Washington — A bipartisan bill that would preempt state-level laws and create a standard nationwide labeling policy for foods containing genetically modified organisms (GMO) has been introduced in the U.S. House of Representatives by Mike Pompeo (R-KS) and co-sponsored by G.K. Butterfield (D-NC), Marsha Blackburn (R-TN), Jim Matheson (D-UT) and Ed Whitfield (R-KY).
The legislation, known as The Safe and Accurate Food Labeling Act of 2014 (HR 4432), would grant sole authority for the Food and Drug Administration (FDA) to require mandatory labeling of foods containing GMOs only if they are found to be unsafe for consumption or materially different from foods without GMO ingredients. In addition, the FDA would need to approve new GMO ingredients before they are brought to market. It will also establish a federal standard label definition of “natural” foods.
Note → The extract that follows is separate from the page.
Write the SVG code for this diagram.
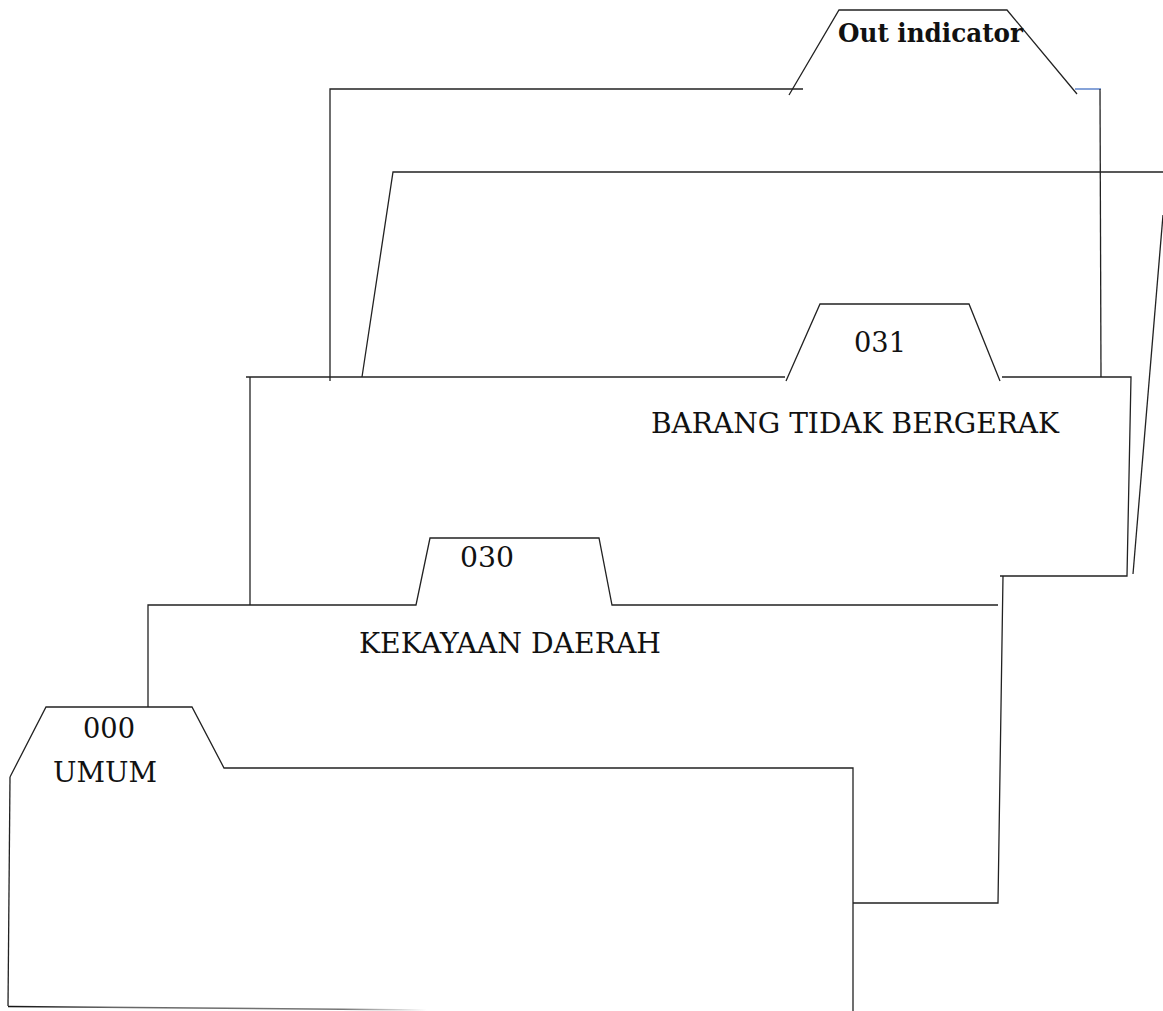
<svg xmlns="http://www.w3.org/2000/svg" width="1163" height="1011" viewBox="0 0 1163 1011">
<style>
.ln{fill:none;stroke:#222;stroke-width:1.3;stroke-linecap:butt;stroke-linejoin:miter}
.t{font-family:"DejaVu Serif","Liberation Serif",serif;font-size:27.5px;fill:#111}
.b{font-weight:bold;font-size:26px}
</style>
<defs>
<linearGradient id="fade" gradientUnits="userSpaceOnUse" x1="8" y1="0" x2="427" y2="0">
<stop offset="0" stop-color="#111"/>
<stop offset="0.25" stop-color="#666"/>
<stop offset="0.8" stop-color="#777"/>
<stop offset="1" stop-color="#fff"/>
</linearGradient>
</defs>
<rect width="1163" height="1011" fill="#fff"/>
<g id="folder-out-indicator">
<polyline class="ln" points="330,381 330,89 803,89"/>
<polyline class="ln" points="789,95 839,10 1007,10 1077,94"/>
<line x1="1075" y1="89" x2="1101" y2="89" stroke="#4472c4" stroke-width="1.3"/>
<line class="ln" x1="1100" y1="89" x2="1101" y2="377"/>
<text class="t b" x="838" y="42" textLength="185" lengthAdjust="spacingAndGlyphs">Out indicator</text>
</g>
<g id="folder-back">
<polyline class="ln" points="362,377 393,172 1163,172"/>
<line class="ln" x1="1163" y1="215" x2="1133" y2="574"/>
</g>
<g id="folder-031">
<polyline class="ln" points="246,377 785,377"/>
<polyline class="ln" points="786,381 820,304 969,304 1000,381"/>
<polyline class="ln" points="1002,377 1131,377 1127,576 1000,576"/>
<line class="ln" x1="250" y1="377" x2="250" y2="605"/>
<text class="t" x="854" y="352" textLength="52" lengthAdjust="spacingAndGlyphs">031</text>
<text class="t" x="651" y="433" textLength="408" lengthAdjust="spacingAndGlyphs">BARANG TIDAK BERGERAK</text>
</g>
<g id="folder-030">
<polyline class="ln" points="148,707 148,605 416,605 430,538 599,538 612,605 998,605"/>
<polyline class="ln" points="1003,576 998,903 853,903"/>
<text class="t" x="460" y="567" textLength="54" lengthAdjust="spacingAndGlyphs">030</text>
<text class="t" x="359" y="653" textLength="302" lengthAdjust="spacingAndGlyphs">KEKAYAAN DAERAH</text>
</g>
<g id="folder-000">
<polyline class="ln" points="10,777 46,707 192,707 224,768 853,768 853,1011"/>
<line class="ln" x1="10" y1="777" x2="8" y2="1006"/>
<line x1="8" y1="1006.5" x2="427" y2="1010" stroke="url(#fade)" stroke-width="1.5"/>
<text class="t" x="83" y="738" textLength="52" lengthAdjust="spacingAndGlyphs">000</text>
<text class="t" x="53" y="782" textLength="104" lengthAdjust="spacingAndGlyphs">UMUM</text>
</g>
<g id="connectors"/>
</svg>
Hearings on the bill could begin in June.
In essence, HR 4432 gives the FDA the ultimate authority to regulate GMO labeling, rather than relying on a patchwork of state regulations. To date, 27 states have labeling initiatives on the ballot and 66 bills are active.
Butterfield explains the bill “prevents a mishmash of labeling standards and allows farmers to continue to produce higher yields of healthy crops in smaller spaces with less water and fewer pesticides. If passed, this will be a big win for farmers nationwide.”
Asserting foods with GMO ingredients are safe and as healthful as those without modification, Pompeo notes having 50 states with different labeling requirements would be confusing and disrupt the food system. Further, he notes the global food supply is more plentiful and safer because of GMOs.
HR 4432 is supported by a coalition of business interests including the Grocery Manufacturers Association, the National Corn Growers Association and Monsanto Co.
The Center for Food Safety and the Environmental Working Group are among organizations critical of the legislation.